Perché i sinti stanno salvando il dialetto piemontese
I sinti stanno salvano il dialetto piemontese: secondo uno studio è questa comunità a garantire la sua trasmissione orale nel corso del tempo
I sinti stanno salvando il dialetto piemontese: a rivelarlo è uno studio riportato dal ‘Corriere della Sera’: sarebbero loro, dall’alto della presenza sul territorio da 400 anni, a garantire la trasmissione del dialetto locale.
I sinti salvano il dialetto piemontese: il caso
Per lo studio la minoranza etnica dei sinti garantisce la conservazione del dialetto piemontese a uso esclusivamente orale: è comunque impossibile un censimento numerico delle persone che lo parlano perché la comunità non è codificata come minoranza e anche per questo motivo, non può accedere ai fondi regionali per la sua salvaguardia, nonostante tutti i sinti parlino piemontese, a differenza di altre minoranze che pur codificate e finanziate, stanno diminuendo.
Il dialetto piemontese, classificato come gallo-italiano, non rientra tra quelli considerati come minoranza linguistica e non può avere l’accesso ai fondi specifici per la protezione di queste lingue.
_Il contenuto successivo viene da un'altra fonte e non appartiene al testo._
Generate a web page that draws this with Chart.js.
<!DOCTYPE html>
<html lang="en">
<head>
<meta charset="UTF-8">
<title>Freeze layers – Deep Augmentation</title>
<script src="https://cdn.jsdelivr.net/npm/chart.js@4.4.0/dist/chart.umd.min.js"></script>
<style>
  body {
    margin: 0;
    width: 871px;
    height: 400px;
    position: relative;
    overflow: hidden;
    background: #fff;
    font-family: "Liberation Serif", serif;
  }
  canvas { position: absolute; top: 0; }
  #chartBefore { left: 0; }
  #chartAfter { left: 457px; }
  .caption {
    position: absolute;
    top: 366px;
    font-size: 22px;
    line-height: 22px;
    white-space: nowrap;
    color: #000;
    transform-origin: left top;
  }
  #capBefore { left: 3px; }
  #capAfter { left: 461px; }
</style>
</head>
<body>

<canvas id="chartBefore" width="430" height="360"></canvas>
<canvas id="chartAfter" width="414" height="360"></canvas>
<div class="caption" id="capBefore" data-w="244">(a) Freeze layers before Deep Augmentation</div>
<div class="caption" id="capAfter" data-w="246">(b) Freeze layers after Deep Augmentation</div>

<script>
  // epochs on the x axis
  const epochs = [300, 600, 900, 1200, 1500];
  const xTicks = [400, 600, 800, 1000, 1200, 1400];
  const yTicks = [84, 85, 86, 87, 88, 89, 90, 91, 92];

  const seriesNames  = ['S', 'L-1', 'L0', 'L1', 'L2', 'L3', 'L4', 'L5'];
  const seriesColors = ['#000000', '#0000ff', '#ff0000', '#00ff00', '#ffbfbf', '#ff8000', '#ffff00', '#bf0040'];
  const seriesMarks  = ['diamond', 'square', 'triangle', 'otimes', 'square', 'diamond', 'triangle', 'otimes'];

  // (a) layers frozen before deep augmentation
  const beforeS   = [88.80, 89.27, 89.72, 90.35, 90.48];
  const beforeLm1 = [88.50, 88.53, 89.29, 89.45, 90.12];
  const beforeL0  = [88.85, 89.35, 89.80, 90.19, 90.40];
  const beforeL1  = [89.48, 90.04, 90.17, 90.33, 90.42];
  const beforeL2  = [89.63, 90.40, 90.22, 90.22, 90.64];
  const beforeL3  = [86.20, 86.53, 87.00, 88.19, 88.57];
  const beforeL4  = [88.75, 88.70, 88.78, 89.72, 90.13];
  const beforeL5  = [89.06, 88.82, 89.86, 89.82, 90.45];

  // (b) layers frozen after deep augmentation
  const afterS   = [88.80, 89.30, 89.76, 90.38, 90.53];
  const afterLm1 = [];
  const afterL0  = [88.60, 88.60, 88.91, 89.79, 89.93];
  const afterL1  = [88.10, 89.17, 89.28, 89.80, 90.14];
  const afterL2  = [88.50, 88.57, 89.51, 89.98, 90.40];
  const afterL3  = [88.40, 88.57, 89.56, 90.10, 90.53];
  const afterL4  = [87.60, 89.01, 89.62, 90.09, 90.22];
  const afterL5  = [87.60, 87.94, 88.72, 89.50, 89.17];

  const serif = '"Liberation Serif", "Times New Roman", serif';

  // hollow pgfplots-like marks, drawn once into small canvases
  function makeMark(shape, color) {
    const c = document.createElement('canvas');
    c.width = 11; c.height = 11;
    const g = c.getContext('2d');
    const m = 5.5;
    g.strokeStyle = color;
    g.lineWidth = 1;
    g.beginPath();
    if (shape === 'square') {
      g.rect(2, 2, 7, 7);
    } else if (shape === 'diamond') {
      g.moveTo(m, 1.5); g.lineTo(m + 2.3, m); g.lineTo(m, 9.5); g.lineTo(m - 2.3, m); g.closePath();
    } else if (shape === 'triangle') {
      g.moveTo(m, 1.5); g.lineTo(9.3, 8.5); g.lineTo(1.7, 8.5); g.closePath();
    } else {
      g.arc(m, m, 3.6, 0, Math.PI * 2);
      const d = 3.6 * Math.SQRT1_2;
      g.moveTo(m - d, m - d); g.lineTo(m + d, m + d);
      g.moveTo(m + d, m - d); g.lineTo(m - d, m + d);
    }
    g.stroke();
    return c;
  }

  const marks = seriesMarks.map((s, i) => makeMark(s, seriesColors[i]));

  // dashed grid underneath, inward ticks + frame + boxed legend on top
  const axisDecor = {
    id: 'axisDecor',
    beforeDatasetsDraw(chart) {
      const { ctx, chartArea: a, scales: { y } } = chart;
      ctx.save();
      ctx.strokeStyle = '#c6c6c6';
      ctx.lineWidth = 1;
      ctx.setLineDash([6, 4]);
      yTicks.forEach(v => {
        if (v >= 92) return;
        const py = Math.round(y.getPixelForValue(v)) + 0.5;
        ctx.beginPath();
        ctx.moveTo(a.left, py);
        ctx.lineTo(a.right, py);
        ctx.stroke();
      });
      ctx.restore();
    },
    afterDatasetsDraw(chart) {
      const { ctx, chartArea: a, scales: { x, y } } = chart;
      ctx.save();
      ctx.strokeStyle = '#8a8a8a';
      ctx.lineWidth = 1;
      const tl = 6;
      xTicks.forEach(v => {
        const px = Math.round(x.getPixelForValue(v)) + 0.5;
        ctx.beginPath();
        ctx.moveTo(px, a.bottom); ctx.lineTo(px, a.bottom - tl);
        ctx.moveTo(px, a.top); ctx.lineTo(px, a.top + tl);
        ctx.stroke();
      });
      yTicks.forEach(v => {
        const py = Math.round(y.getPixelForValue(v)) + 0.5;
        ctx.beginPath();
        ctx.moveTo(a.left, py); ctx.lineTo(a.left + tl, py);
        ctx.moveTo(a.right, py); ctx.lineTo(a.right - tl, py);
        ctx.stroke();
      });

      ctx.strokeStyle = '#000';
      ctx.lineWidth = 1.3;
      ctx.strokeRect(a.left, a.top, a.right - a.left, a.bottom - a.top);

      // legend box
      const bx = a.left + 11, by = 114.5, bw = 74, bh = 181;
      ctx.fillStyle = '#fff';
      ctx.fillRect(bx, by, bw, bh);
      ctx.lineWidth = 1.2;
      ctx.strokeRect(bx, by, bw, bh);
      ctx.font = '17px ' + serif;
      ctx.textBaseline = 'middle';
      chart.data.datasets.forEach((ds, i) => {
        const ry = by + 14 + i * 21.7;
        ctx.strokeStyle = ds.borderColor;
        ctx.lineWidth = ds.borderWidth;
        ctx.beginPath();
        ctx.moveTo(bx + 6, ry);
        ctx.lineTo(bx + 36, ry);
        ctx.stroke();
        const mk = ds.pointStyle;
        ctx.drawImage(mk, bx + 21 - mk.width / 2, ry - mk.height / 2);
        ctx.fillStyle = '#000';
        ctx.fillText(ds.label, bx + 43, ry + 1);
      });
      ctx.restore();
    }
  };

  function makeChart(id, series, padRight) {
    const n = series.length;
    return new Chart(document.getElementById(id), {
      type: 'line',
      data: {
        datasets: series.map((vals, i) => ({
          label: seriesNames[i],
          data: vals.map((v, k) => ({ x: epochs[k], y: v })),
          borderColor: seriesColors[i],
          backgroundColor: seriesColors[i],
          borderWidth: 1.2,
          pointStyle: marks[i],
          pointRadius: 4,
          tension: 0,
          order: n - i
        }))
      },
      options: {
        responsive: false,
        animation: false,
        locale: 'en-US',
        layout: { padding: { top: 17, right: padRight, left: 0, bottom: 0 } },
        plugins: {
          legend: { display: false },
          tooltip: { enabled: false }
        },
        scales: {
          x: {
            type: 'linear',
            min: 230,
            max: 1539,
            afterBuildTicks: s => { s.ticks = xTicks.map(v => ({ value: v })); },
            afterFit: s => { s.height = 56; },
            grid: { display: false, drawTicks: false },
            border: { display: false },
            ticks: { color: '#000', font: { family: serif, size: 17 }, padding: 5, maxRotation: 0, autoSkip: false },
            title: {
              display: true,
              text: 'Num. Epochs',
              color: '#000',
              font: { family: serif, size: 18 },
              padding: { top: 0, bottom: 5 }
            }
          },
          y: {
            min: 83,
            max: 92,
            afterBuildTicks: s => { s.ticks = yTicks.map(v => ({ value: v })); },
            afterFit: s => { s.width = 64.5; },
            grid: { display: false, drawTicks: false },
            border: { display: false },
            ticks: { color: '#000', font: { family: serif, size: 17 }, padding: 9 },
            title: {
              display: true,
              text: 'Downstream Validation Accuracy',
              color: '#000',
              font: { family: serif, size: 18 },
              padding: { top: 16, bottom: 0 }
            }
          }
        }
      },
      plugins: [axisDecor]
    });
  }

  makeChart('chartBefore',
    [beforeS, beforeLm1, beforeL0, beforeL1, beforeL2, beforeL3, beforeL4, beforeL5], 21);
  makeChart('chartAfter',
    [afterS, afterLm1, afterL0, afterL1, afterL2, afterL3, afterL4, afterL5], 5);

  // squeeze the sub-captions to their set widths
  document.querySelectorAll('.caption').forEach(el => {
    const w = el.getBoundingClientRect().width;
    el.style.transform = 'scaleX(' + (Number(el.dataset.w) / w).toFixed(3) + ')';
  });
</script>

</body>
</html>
In base ai dati di uno studio Regis del 2021 erano circa 700.000 le persone che parlavano il piemontese nelle principali aree rurali della regione: il Cuneese, il Biellese e il Pinerolese.
Il passaggio intergenerazionale del dialetto della zona è diventato molto difficile, anche se in alcune aree agricole l’utilizzo del dialetto resiste anche tra i banchi di scuola. Della questione legata al dialetto piemontese ha parlato Nicola Duberti, docente di linguistica del Dipartimento di Studi Umanistici di Unito:
“In queste aree vi sono studenti che parlano il piemontese come prima lingua, l’italiano viene dopo – si legge sul ‘Corriere della Sera’ – la competenza passiva, la capacità di comprendere senza parlare fluentemente, coinvolge fino a un milione di persone, ma a Torino e nelle aree urbane è rara”.
Quella parlata dai Sinti è una varietà di piemontese con influenze della lingua Romanì: la comunità, storicamente insediata in zone come San Damiano d’Asti e Villafaletto, risulta oggi uno dei gruppi con la maggiore vitalità linguistica di tutto il Piemonte, grazie alla trasmissione orale tra le varie generazioni.
Le minoranze linguistiche del Piemonte
In Piemonte ci sono tre lingue minoritarie riconosciute dalla legge 482/1999: si tratta del francoprovenzale, dell’occitano e del walser. A parlare il francoprovenzale sono circa 1.500 persone nelle valli Susa, Sangone, Lanzo e Locana: molto simile ai dialetti della Valle d’Aosta, la sua trasmissione è in forte declino ed è limitata a iniziative didattiche occasionali e a eventi culturali.
L’occitano, invece, viene usato da un numero compreso tra 15.000 e 20.000 persone: è diffuso in modo particolare nelle valli alpine del Torinese e del Cuneese, comprese Val Varaita e Val Po. Il walser, infine, conta all’incirca 100 parlanti attivi: viene usato all’interno della comunità con origini germanofone.
In generale il piemontese appartiene al gruppo delle lingue gallo-italiche parlate nell’Italia del Nord: possiede caratteristiche lessicali, fonetiche e morfo-sintattiche peculiari che lo differenziano dall’italiano comune.
La lingua piemontese fa anche parte della memoria storica della colonizzazione gringa nella pampa argentina e dal punto di vista genealogico deriva dall’innesto della lingua latina sulle lingue celtiche e celto-liguri, in seguito all’occupazione romana del Piemonte e per via dei successivi contatti e apporti delle lingue prossime e da quelle poi adottate come ufficiali.